Ms Young says, ‘We are working closely with the English and maths team to make sure we have skills to be able to support that in lessons. We don’t really know what digital skills is in the qualification – one of the original documents talks about webinars, so we’re looking at students making webinars. We are having to guess a little bit, it is not ideal – but they are trying to get feedback from us about how they design the qualification.’
Maths, English and digital skills are also likely to be contextualised within the qualification, Ms Young adds, as well as the requirement to have English and maths at Level 2 to count in ratios.

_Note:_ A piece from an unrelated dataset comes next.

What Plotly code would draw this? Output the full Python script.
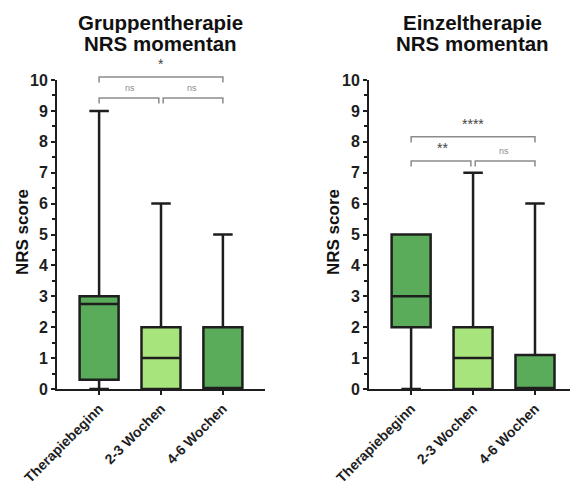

Aside from the obvious benefits of being an early deliverer, such as capital and CPD funding available to support pilot providers, there has also been the local connections. ‘One thing that has been really beneficial to us is linking up with other colleges to share best practice and ideas. There are a couple that are not quite competitors that we’re working closely with; we’ve agreed the same entry requirements for T-Levels, for example,’ Ms Young says.
‘We don’t want to set students up to fail. In order to be a really credible alternative to A-Levels we need that rigour. If you allow students onto T-Levels when they haven’t got what they need, you are doing them a disservice in the long term.
‘You need to be knowledgeable and passionate to work in childcare - the best people should be doing it.’